Saturday, Nov. 12, 2005
Worst. Waitstaff. Ever.

I came into Montreal on Thursday to spend some time with the daughter and get a jumpstart on the Christmas shopping.

For the record I would like to state that starting your Christmas shopping early in November is not anal, it's, um, er, ah ... oh, alright it is anal. Fine.

Thursday night we hooked up with some friends of hers and went to Concordia University for an amazing speech by the UN Special Envoy on HIV/AIDS in Africa, Stephen Lewis.

Four years into a job that would have made a lesser person throw themselves over a cliff in despair, and Lewis refuses to give up. The situation is dark, but it is not without hope and if you want to learn more about it, A Race Against Time" will give you what I heard Thursday.

It is amazing how seeing living, breathing people who do great good can raise your spirits.

After the talk we headed out to get something to eat at a local Thai restaurant. You know, I have had bad waitstaff in my life, but Candid Camera level bad waitstaff?

A first.

It started with my order for Tom Yum soup. I love Tom Yum soup. The waiter asked if I wanted it spicy. I said yes.

"Spicy here is really spicy," he said.

"That's okay," I said.

"Spicy here is really spicy," he said. I blinked. Did he think I was deaf? Learning impaired? Um, really spicy. I got it.

"That's okay," I repeated.

"Spicy here is really spicy," he said for the third time.

At this point I felt like I was living that scene in the movie "A Few Good Men" where Jack Nicholson got on the stand and said, "The truth? You can't handle The Truth" only I was being told:

"The soup? You can't handle The Soup."

"That's okay," I repeated. We locked eyes. I sent death beams, death beams that said, "You do not want to know the wrath of Marn-Ra." He finally got it that I was willing to go one on one with the soup, in a cage match if necessary, with only the toughest organism coming out alive.

Fine.

He got the rest of our orders. Some of us were just getting soup, others were getting soup and a meal, some just a meal. He asked us if we wanted it to all come at once and we said sure.

He wrote something on his pad and 20 minutes later began to randomly bring bits of food, totally ignoring our instructions to bring everything at once which meant some of us were eating while others went hungry.

Fine.

The thing about attending a lecture is that you want to talk about what you've heard. My daughter's friends are bright and funny so we lingered in animated conversation. Long after we were done eating, we were still surrounded with the remains of our meal.

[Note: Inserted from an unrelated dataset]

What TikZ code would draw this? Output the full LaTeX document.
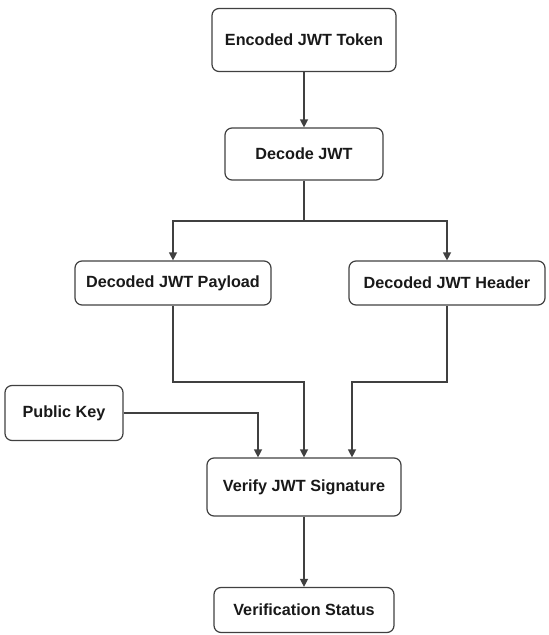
\documentclass[tikz,border=0pt]{standalone}
\usepackage{fontspec}
\setmainfont{Liberation Sans}
\usetikzlibrary{arrows.meta}
\usetikzlibrary{positioning}
\tikzset{>={Triangle[length=8pt,width=8pt]}}

\begin{document}
\begin{tikzpicture}[x=1pt,y=-1pt,
  box/.style={draw=black!75, line width=1.2pt, rounded corners=7pt, inner sep=0pt, align=center,
    font=\fontsize{16.2}{19}\selectfont\bfseries, text=black!90},
  flow/.style={draw=black!75, line width=1.3pt, ->},
  on grid]
  \useasboundingbox (0,0) rectangle (549,635);
  \node[box, minimum width=184pt, minimum height=63pt] (token) at (304,40) {Encoded JWT Token};
  \node[box, minimum width=158pt, minimum height=52pt] (decode) [below=114pt of token] {Decode JWT};
  \node[box, minimum width=196pt, minimum height=44pt] (payload) at (173,283) {Decoded JWT Payload};
  \node[box, minimum width=196pt, minimum height=44pt] (header) at (447,283) {Decoded JWT Header};
  \node[box, minimum width=118pt, minimum height=55pt] (pubkey) at (64,413) {Public Key};
  \node[box, minimum width=194pt, minimum height=58pt] (verify) at (304,487) {Verify JWT Signature};
  \node[box, minimum width=180pt, minimum height=45pt] (status) [below=123pt of verify] {Verification Status};
  \coordinate (fork) at (304,221);
  \coordinate (join) at (304,382);
  \path[flow] (token) -- (decode);
  \path[flow, -] (decode) -- (fork);
  \path[flow] (fork) -| (payload);
  \path[flow] (fork) -| (header);
  \path[flow] (payload) |- (join) -- (verify);
  \path[flow] (header) |- ([xshift=48]join) -- ([xshift=48]verify.north);
  \path[flow] (pubkey) -| ([xshift=-46]verify.north);
  \path[flow] (verify) -- (status);
\end{tikzpicture}
\end{document}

Competent waitstaff would have bussed our table, got us to buy at least coffee and perhaps other libations. Competent waitstaff would have done that.

Mr. You Can't Take The Soup seemed oblivious to the mess. When he finally deigned to begin clean-up, his cell phone rang. Rather than letting his phone go to voicemail, he set our dirty dishes back down on the table and disappeared into the men's washroom to take his call.

At that point I began looking around for the cameras because, really, this was a fairly decent restaurant and service like this had to be a prank, right?

Um, no. It was a full ten minutes or so before he reappeared to do our clean-up.

Fine.

I did my own share of waiting on tables when I was working my way through university, so I know full well what tips mean, how they can make the difference between Kraft dinner (the ramen of my day) and, you know, the luxury of actual food that's not Kraft dinner.

Give me excellent service, and I'll leave you 20% of the bill because I know how hard it is to do that, how hard it can be to deal with the public night after night.

Serve me poorly, though, and you won't see more than 5%.

Care to guess what I left Mr. You Can't Take The Soup?